US average long-term mortgage rates back under 7%, for now
The average long-term U.S. mortgage rate dipped back under 7% this week, one day after the Federal Reserve raised its benchmark borrowing rate to its highest level in 15 years as it tries to squelch four-decade high inflation.
ABC NEWS—The average long-term U.S. mortgage rate dipped back under 7% this week, one day after the Federal Reserve raised its benchmark borrowing rate to its highest level in 15 years as it tries to squelch four-decade high inflation.
Mortgage buyer Freddie Mac reported Thursday that the average on the key 30-year rate fell to 6.95% from 7.08% last week. The rate was 3.09% last year at this time.
The rate for a 15-year mortgage, often used by those refinancing their homes, fell to 6.29% this week from 6.36% last week. One year ago, it was 2.35%.
On Wednesday, the Fed raised its short-term lending rate by another 0.75 percentage points, three times its usual margin, for a fourth time this year. Its key rate now stands in a range of 3.75% to 4%, with more increases likely on the horizon.
“We still have some ways to go,” Fed Chair Jerome Powell said Wednesday, suggesting that more recent data suggest that officials might have to raise rates higher than the 4.6% they forecast in September if inflation continues to persist.

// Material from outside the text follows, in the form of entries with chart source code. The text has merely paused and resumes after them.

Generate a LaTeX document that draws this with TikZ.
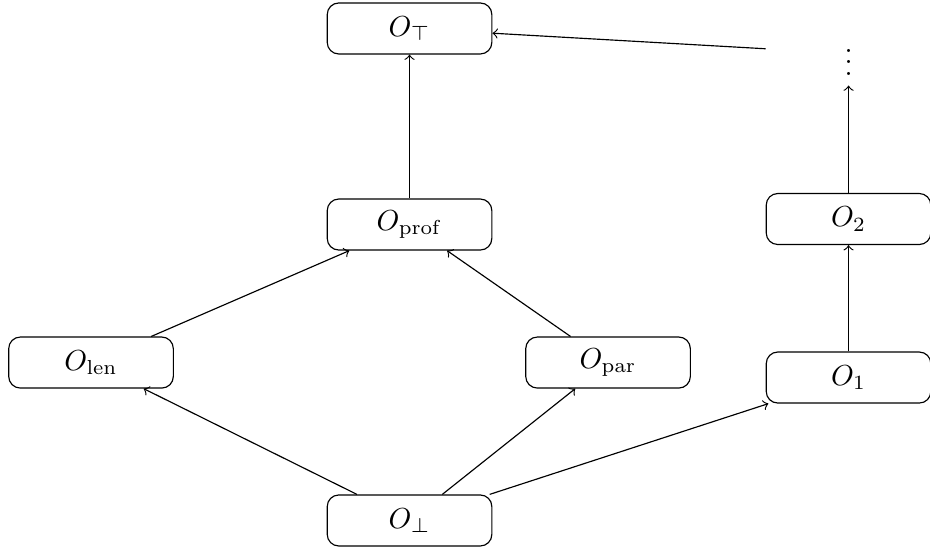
\documentclass[tikz,border=0pt]{standalone}
\usepackage{amsmath,amssymb}
\usepackage{tikz}
\usetikzlibrary{positioning}

\begin{document}
\begin{tikzpicture}[box/.style={draw, rounded corners, minimum width=2cm, minimum height=0.62cm}]
    \useasboundingbox (0,0) rectangle (11.3,-6.683);

    % Lattice of orders
    \node[box] (top) at (4.976,-0.346) {$O_{\top}$};
    \node[box] (prof) at (4.976,-2.728) {$O_{\mathrm{prof}}$};
    \node[box] (len) at (1.106,-4.405) {$O_{\mathrm{len}}$};
    \node[box] (par) at (7.388,-4.405) {$O_{\mathrm{par}}$};
    \node[box] (bot) at (4.976,-6.324) {$O_{\bot}$};

    % Chain on the right
    \node[box] (one) at (10.31,-4.587) {$O_1$};
    \node[box] (two) at (10.31,-2.661) {$O_2$};
    \node[box, draw=none] (dots) at (10.31,-0.65) {$\vdots$};

    \draw[->] (bot) -- (len);
    \draw[->] (bot) -- (par);
    \draw[->] (bot) -- (one);
    \draw[->] (len) -- (prof);
    \draw[->] (par) -- (prof);
    \draw[->] (prof) -- (top);
    \draw[->] (one) -- (two);
    \draw[->] (two) -- (dots);
    \draw[->] (dots) -- (top);
\end{tikzpicture}
\end{document}
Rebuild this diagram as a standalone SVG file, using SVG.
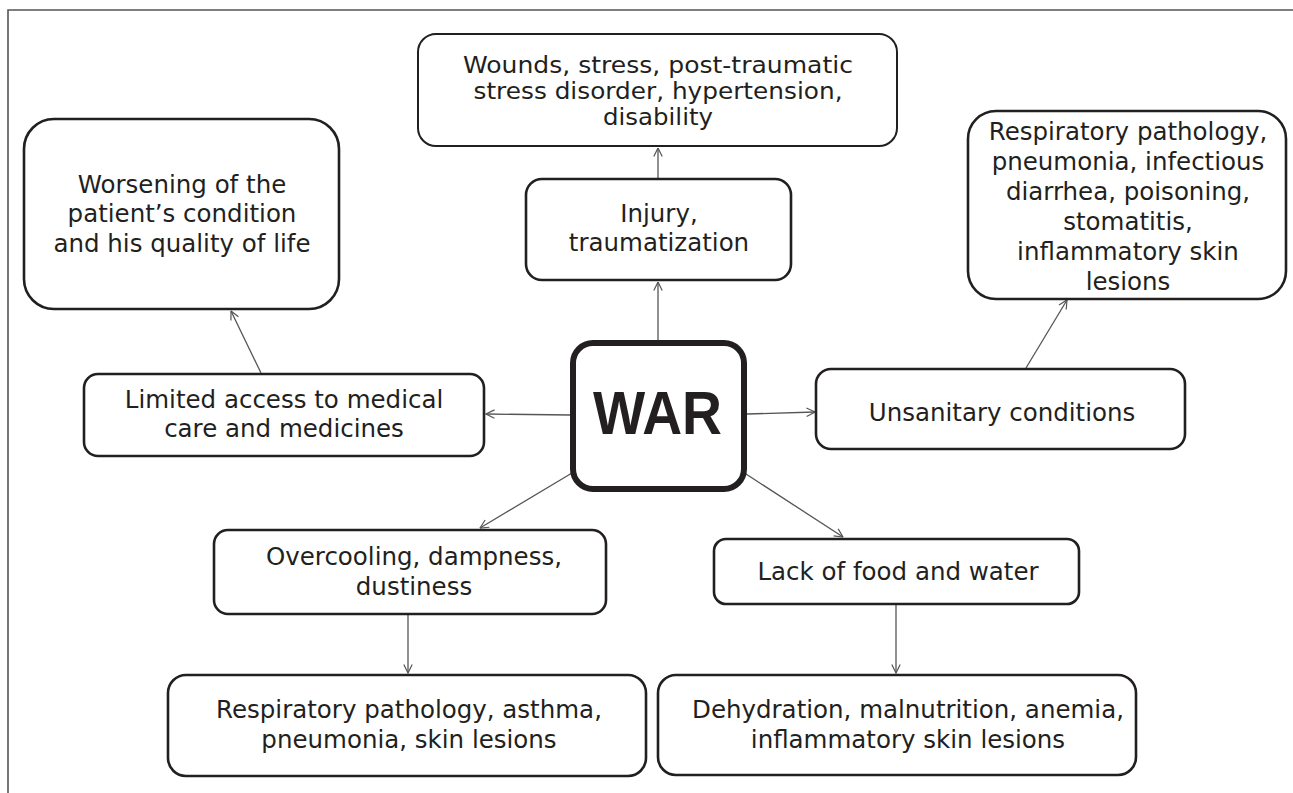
<svg xmlns="http://www.w3.org/2000/svg" width="1293" height="793" viewBox="0 0 1293 793">
<style>
.box{fill:#fff;stroke:#231f20;stroke-width:2.6}
.t{font-family:"DejaVu Sans","Liberation Sans",sans-serif;font-size:24.5px;fill:#231f20;text-anchor:middle}
.s{font-size:22.5px}
.c{stroke:#555;stroke-width:1.3;fill:none;marker-end:url(#ah)}
</style>
<defs>
<marker id="ah" viewBox="0 0 10 10" refX="9.5" refY="5" markerWidth="10" markerHeight="10" markerUnits="userSpaceOnUse" orient="auto">
<path d="M1,0.8 L9.5,5 L1,9.2" fill="none" stroke="#555" stroke-width="1.2"/>
</marker>
</defs>
<rect width="1293" height="793" fill="#fff"/>
<path d="M8,793 V10 H1293" fill="none" stroke="#555" stroke-width="1.6"/>
<g id="connectors">
<line class="c" x1="658" y1="340" x2="658" y2="282"/>
<line class="c" x1="658" y1="178" x2="658" y2="148"/>
<line class="c" x1="571" y1="415" x2="486" y2="414"/>
<line class="c" x1="261" y1="373" x2="231" y2="311"/>
<line class="c" x1="747" y1="414" x2="815" y2="412"/>
<line class="c" x1="1026" y1="368" x2="1067" y2="300"/>
<line class="c" x1="572" y1="473" x2="480" y2="528"/>
<line class="c" x1="746" y1="474" x2="843" y2="537"/>
<line class="c" x1="408" y1="615" x2="408" y2="673"/>
<line class="c" x1="896" y1="605" x2="896" y2="673"/>
</g>
<g id="worsening">
<rect class="box" x="24" y="119" width="315" height="190" rx="30"/>
<text class="t" x="182" y="193">Worsening of the</text>
<text class="t" x="182" y="222">patient’s condition</text>
<text class="t" x="182" y="252">and his quality of life</text>
</g>
<g id="wounds">
<rect class="box" x="418" y="34" width="479" height="112" rx="18" style="stroke-width:2"/>
<text class="t s" x="658" y="73" textLength="390" lengthAdjust="spacingAndGlyphs">Wounds, stress, post-traumatic</text>
<text class="t s" x="658" y="99" textLength="369" lengthAdjust="spacingAndGlyphs">stress disorder, hypertension,</text>
<text class="t s" x="658" y="125" textLength="110" lengthAdjust="spacingAndGlyphs">disability</text>
</g>
<g id="injury">
<rect class="box" x="526" y="179" width="265" height="101" rx="16"/>
<text class="t" x="659" y="222">Injury,</text>
<text class="t" x="659" y="251">traumatization</text>
</g>
<g id="resp-top">
<rect class="box" x="968" y="111" width="318" height="188" rx="28"/>
<text class="t" x="1128" y="140">Respiratory pathology,</text>
<text class="t" x="1128" y="170">pneumonia, infectious</text>
<text class="t" x="1128" y="200">diarrhea, poisoning,</text>
<text class="t" x="1128" y="230">stomatitis,</text>
<text class="t" x="1128" y="260">inflammatory skin</text>
<text class="t" x="1128" y="290">lesions</text>
</g>
<g id="limited">
<rect class="box" x="84" y="374" width="400" height="82" rx="14"/>
<text class="t" x="284" y="408">Limited access to medical</text>
<text class="t" x="284" y="437">care and medicines</text>
</g>
<g id="war">
<rect x="573" y="343" width="171" height="146" rx="20" fill="#fff" stroke="#231f20" stroke-width="6"/>
<text x="657.5" y="434" font-family="Liberation Sans, Arial, sans-serif" font-weight="bold" font-size="61" fill="#231f20" text-anchor="middle" textLength="129" lengthAdjust="spacingAndGlyphs">WAR</text>
</g>
<g id="unsanitary">
<rect class="box" x="816" y="369" width="369" height="80" rx="15"/>
<text class="t" x="1002" y="421">Unsanitary conditions</text>
</g>
<g id="overcooling">
<rect class="box" x="214" y="530" width="392" height="84" rx="14"/>
<text class="t" x="414" y="565">Overcooling, dampness,</text>
<text class="t" x="414" y="595">dustiness</text>
</g>
<g id="lack">
<rect class="box" x="714" y="539" width="365" height="65" rx="12"/>
<text class="t" x="898" y="580">Lack of food and water</text>
</g>
<g id="resp-bottom">
<rect class="box" x="168" y="675" width="478" height="101" rx="18"/>
<text class="t" x="409" y="718">Respiratory pathology, asthma,</text>
<text class="t" x="409" y="748">pneumonia, skin lesions</text>
</g>
<g id="dehydration">
<rect class="box" x="658" y="675" width="478" height="100" rx="18"/>
<text class="t" x="908" y="718">Dehydration, malnutrition, anemia,</text>
<text class="t" x="908" y="748">inflammatory skin lesions</text>
</g>
</svg>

Consumer prices remained stubbornly high at 6.2% year-over-year in September, the same as the previous month.
The average long-term U.S. mortgage rate topped 7% for the first time in more than two decades this week, which combined with sky-high home prices, have crushed homebuyers’ purchasing power by adding hundreds of dollars to monthly mortgage payments.
Sales of existing homes have declined for eight straight months as borrowing costs have become too high a hurdle for many Americans already paying more for food, gas and other necessities. Meanwhile, some homeowners have held off putting their homes on the market because they don’t want to jump into a higher rate on their next mortgage.
While mortgage rates don’t necessarily mirror the Fed’s rate increases, they tend to track the yield on the 10-year Treasury note. The yield is influenced by a variety of factors, including investors’ expectations for future inflation and global demand for U.S. Treasurys.